The literature review results show that the levels of digital sensory and tracking systems are significant factors in determining fidelity and performance in most cases. Combined with the example provided, we have contributed to the overall understanding and scaling of the factors affecting VR systems' fidelity. The framework's major strengths are that it considers the diversity and complexity of VR tasks involved within the VR experience and its scalability to various hardware and software configurations. It defines sub-elements of each aspect, along with evaluation criteria, methods, and tools. Also, it identified a medium-fidelity for each factor along with suggested objective evaluation. However, this scale's potential limitations include the inability to capture all the factors affecting fidelity objectively and subjectively as various VR applications required different VR systems and configurations.

In summary, even though many progress has been achieved toward the development of VR technologies. However, the VR applications don't need to alert all human-sensory to accomplish the objectives it has been created to achieve. Also, the technological advancements in the hardware and software of the VR systems are still not mature enough to create a realistic VR experience with all sensations. As a result, the digital sensory system is considered as the main aspect that affects the overall fidelity of the VR experience, specifically the visual system fidelity. Several contributions have summarized challenges revolving around such systems for the other digital sensory systems such as olfactory and taste.

4 Conclusions

This paper discussed the factors and elements affecting the overall fidelity of a VR system and provide a comprehensive framework for the evaluation process with respect to four interrelated aspects: (1) digital sensory system fidelity, (2) interaction systems fidelity, (3) simulation system fidelity, and (4) integration among these aspects to produce high-fidelity virtual experiences.

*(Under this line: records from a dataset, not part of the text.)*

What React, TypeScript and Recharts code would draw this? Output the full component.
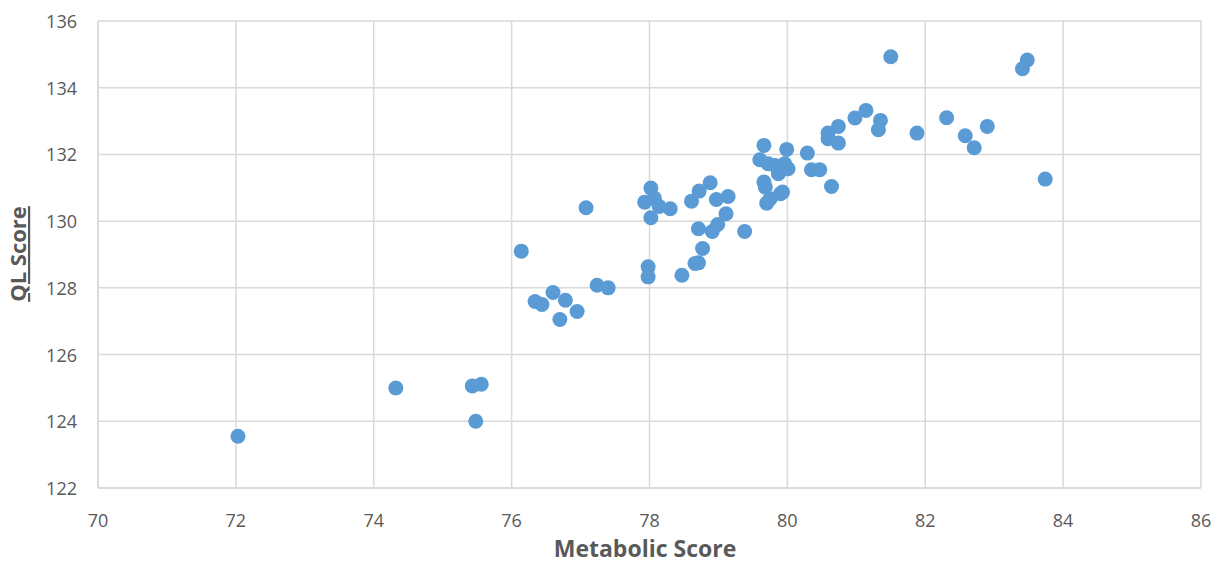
import { CartesianGrid, Scatter, ScatterChart, XAxis, YAxis } from "recharts";

const metabolic = [
  72.03, 74.32, 75.43, 75.56, 75.48, 76.14, 76.34, 76.44, 76.6, 76.78, 76.7, 76.95,
  77.24, 77.4, 77.98, 77.98, 77.08, 78.02, 77.93, 78.07, 78.14, 78.3, 78.02, 78.47,
  78.66, 78.71, 78.77, 78.71, 78.91, 78.99, 79.11, 79.38, 78.61, 78.72, 78.88, 78.97,
  79.14, 79.66, 79.6, 79.72, 79.82, 79.96, 80.01, 79.87, 79.99, 80.29, 80.35, 80.47,
  79.66, 79.68, 79.93, 79.9, 80.64, 79.75, 79.7, 80.59, 80.59, 80.74, 80.74, 80.98,
  81.14, 81.35, 81.32, 81.5, 81.88, 82.31, 82.58, 82.71, 82.9, 83.48, 83.41, 83.74,
];

const qlScore = [
  123.55, 125.0, 125.06, 125.11, 124.0, 129.1, 127.59, 127.5, 127.86, 127.63, 127.05, 127.29,
  128.08, 128.0, 128.63, 128.33, 130.4, 130.99, 130.57, 130.69, 130.44, 130.37, 130.1, 128.38,
  128.73, 128.75, 129.18, 129.77, 129.69, 129.9, 130.22, 129.69, 130.6, 130.9, 131.15, 130.65,
  130.74, 132.27, 131.84, 131.72, 131.67, 131.72, 131.57, 131.42, 132.15, 132.04, 131.54, 131.54,
  131.17, 131.02, 130.87, 130.82, 131.04, 130.67, 130.54, 132.64, 132.47, 132.34, 132.84, 133.09,
  133.32, 133.02, 132.74, 134.93, 132.64, 133.1, 132.56, 132.2, 132.84, 134.83, 134.57, 131.26,
];

const xTicks = [70, 72, 74, 76, 78, 80, 82, 84, 86];
const yTicks = [122, 124, 126, 128, 130, 132, 134, 136];

const data = metabolic.map((m, i) => ({ m, q: qlScore[i] }));

const FONT = "'Open Sans', 'Liberation Sans', sans-serif";
const TEXT = "#595959";
const GRID = "#d9d9d9";

const XTick = ({ x, y, payload }: any) => (
  <text x={x} y={y + 37} textAnchor="middle" fill={TEXT} fontSize={18} fontFamily={FONT}>
    {payload.value}
  </text>
);

const YTick = ({ y, payload }: any) => (
  <text x={77} y={y + 7} textAnchor="end" fill={TEXT} fontSize={18} fontFamily={FONT}>
    {payload.value}
  </text>
);

export default function App() {
  return (
    <div style={{ position: "absolute", left: 0, top: 0, width: 1215, height: 566, background: "#fff" }}>
      <ScatterChart width={1215} height={566} margin={{ top: 21, right: 14, bottom: 0, left: 0 }}>
        <CartesianGrid stroke={GRID} strokeWidth={1.5} />
        <XAxis
          type="number"
          dataKey="m"
          domain={[70, 86]}
          ticks={xTicks}
          height={78}
          axisLine={{ stroke: GRID, strokeWidth: 1.5 }}
          tickLine={false}
          tickSize={0}
          tick={<XTick />}
          interval={0}
        />
        <YAxis
          type="number"
          dataKey="q"
          domain={[122, 136]}
          ticks={yTicks}
          width={98}
          axisLine={{ stroke: GRID, strokeWidth: 1.5 }}
          tickLine={false}
          tickSize={0}
          tick={<YTick />}
          interval={0}
        />
        <Scatter
          data={data}
          fill="#5b9bd5"
          shape={(p: any) => <circle cx={p.cx} cy={p.cy} r={7.5} fill="#5b9bd5" />}
          isAnimationActive={false}
        />
        <text x={645} y={557} textAnchor="middle" fill={TEXT} fontSize={23} fontWeight="bold" fontFamily={FONT}>
          Metabolic Score
        </text>
        <text
          x={0}
          y={0}
          transform="translate(26 254) rotate(-90)"
          textAnchor="middle"
          fill={TEXT}
          fontSize={22}
          fontWeight="bold"
          fontFamily={FONT}
          textDecoration="underline"
        >
          QL Score
        </text>
      </ScatterChart>
    </div>
  );
}
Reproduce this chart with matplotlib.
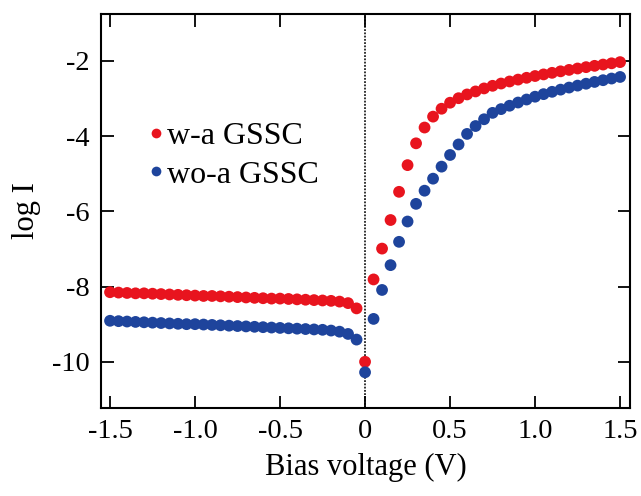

The paper also included a description of each factor and element involved in the four aspects of fidelity.

Different physical and psychological factors have a direct effect on the performance of the VR systems, which directly affects the overall virtual experience fidelity. Accordingly, fidelity evaluation consists of reviewing several studies to capture objective and subjective measures of all factors affecting the VR systems' fidelity. The proposed framework presents the evaluation criteria divided into subjective and objective measures according to a systematic literature review of previous findings related to each aspect and were based on experimental measures. The fidelity of the simulation depends on the main objectives of the simulation (Hontvedt and Øvergård 2020). Therefore, it was found that increasing fidelity in the digital sensory and tracking systems, with accurate integration between the factors, would not always result in the best user performances and high-fidelity experiences as it highly depends on the simulation objectives.

Finally, we believe that evaluating fidelity should be performed objectively prior to the experience, and a mix of subjective and objective evaluations post to the virtual experiences to effectively evaluate the performance of the users and the VR systems.